In the not-too-distant past, an A&P sat on the property fronting North Main Street. Falcone said that a group of investors, including his father, bought the parcel, and one of the first Rocky’s went into the former grocery site. In the 1980s, the property increased, encompassing what is now the Healthtrax building, and a subsequent property venture brought along the other parcel, connecting the site to Maple Street.
Today, the bustling plaza is home to A.O. White, Spoleto, Starbucks, Sleepy’s, and a handful of other businesses.
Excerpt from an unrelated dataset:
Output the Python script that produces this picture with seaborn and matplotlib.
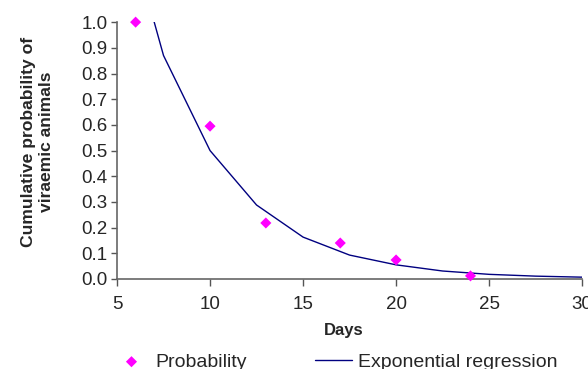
import matplotlib
matplotlib.use("Agg")
import matplotlib.pyplot as plt
import pandas as pd
import seaborn as sns

# observed cumulative probability of viraemic animals
days = [6, 10, 13, 17, 20, 24]
probability = [1.0, 0.595, 0.218, 0.14, 0.074, 0.012]

# fitted exponential regression
fit_days = [5, 7.5, 10, 12.5, 15, 17.5, 20, 22.5, 25, 27.5, 30]
fit_prob = [1.52, 0.87, 0.50, 0.288, 0.163, 0.093, 0.055, 0.031, 0.018, 0.011, 0.007]

obs = pd.DataFrame({"Days": days, "p": probability})
fit = pd.DataFrame({"Days": fit_days, "p": fit_prob})

sns.set_style("white")
plt.rcParams["font.family"] = ["Liberation Sans", "DejaVu Sans"]

fig = plt.figure(figsize=(5.88, 3.69), dpi=100)
ax = fig.add_axes([0.199, 0.244, 0.791, 0.696])

sns.lineplot(data=fit, x="Days", y="p", ax=ax, color="#000080", linewidth=1.0,
             label="Exponential regression")
sns.scatterplot(data=obs, x="Days", y="p", ax=ax, color="#ff00ff", marker="D",
                s=32, edgecolor="none", label="Probability", zorder=3, clip_on=False)

ax.set_xlim(5, 30)
ax.set_ylim(0, 1.0)
ax.set_xticks([5, 10, 15, 20, 25, 30])
ax.set_yticks([i / 10 for i in range(11)])
ax.set_yticklabels([f"{i / 10:.1f}" for i in range(11)])
ax.tick_params(axis="both", labelsize=13.5, length=4, width=1, color="#555555",
               direction="out", bottom=True, left=True)
ax.tick_params(axis="x", pad=7, length=5)
ax.tick_params(axis="y", pad=3)

for s in ["top", "right"]:
    ax.spines[s].set_visible(False)
for s in ["left", "bottom"]:
    ax.spines[s].set_color("#666666")
    ax.spines[s].set_linewidth(1.2)

ax.set_xlabel("Days", fontsize=12, fontweight="bold")
ax.xaxis.set_label_coords(0.487, -0.17)
ax.set_ylabel("Cumulative probability of\nviraemic animals", fontsize=12.6,
              fontweight="bold", linespacing=1.25)
ax.yaxis.set_label_coords(-0.136, 0.533)

h, l = ax.get_legend_handles_labels()
order = [l.index("Probability"), l.index("Exponential regression")]
ax.get_legend().remove()
fig.legend([h[i] for i in order], [l[i] for i in order], loc="center left",
           bbox_to_anchor=(113 / 588, 1 - 362 / 369), ncol=2, frameon=False,
           fontsize=14, handlelength=1.9, handletextpad=0.3, columnspacing=3.5,
           borderpad=0, borderaxespad=0)

fig.savefig("out.png", dpi=100)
The buildings are handsomely styled, and Falcone said that considerable attention went into creating an architectural aesthetic that was suitable for the community. “We wanted a higher-end development that would attract a higher-end tenant,” he explained.
While Healthtrax is currently considering a sublease for what Falcone called a “synergistic” tenant to move into a small portion of that building, the retail component of the sprawling plaza is solidly filled. An adjacent property might be a potential addition to the plaza, but Falcone said that there are no specific plans yet to add on.
In Town Hall, Villamaino said that work continues to ensure that, with regard to East Longmeadow’s growth, those balanced scales are kept even for a town that has watched its population climb in the last few decades.
“Business is a great neighbor,” he said, “and, yes, it does make you a more solvent community. But you don’t want haphazard growth — you want to be sensible, with an eye to the future, so that the decisions we make today aren’t penny-wise and pound-foolish. I certainly don’t think we’re done growing — there are certainly people who want to live here, and I think we’re going to see, as that work base increases, business is going to want to locate itself near that population.”
As he looked out the windows from Town Hall on the busy intersection at the center of town, he smiled and said, “we’ve got a good thing going.”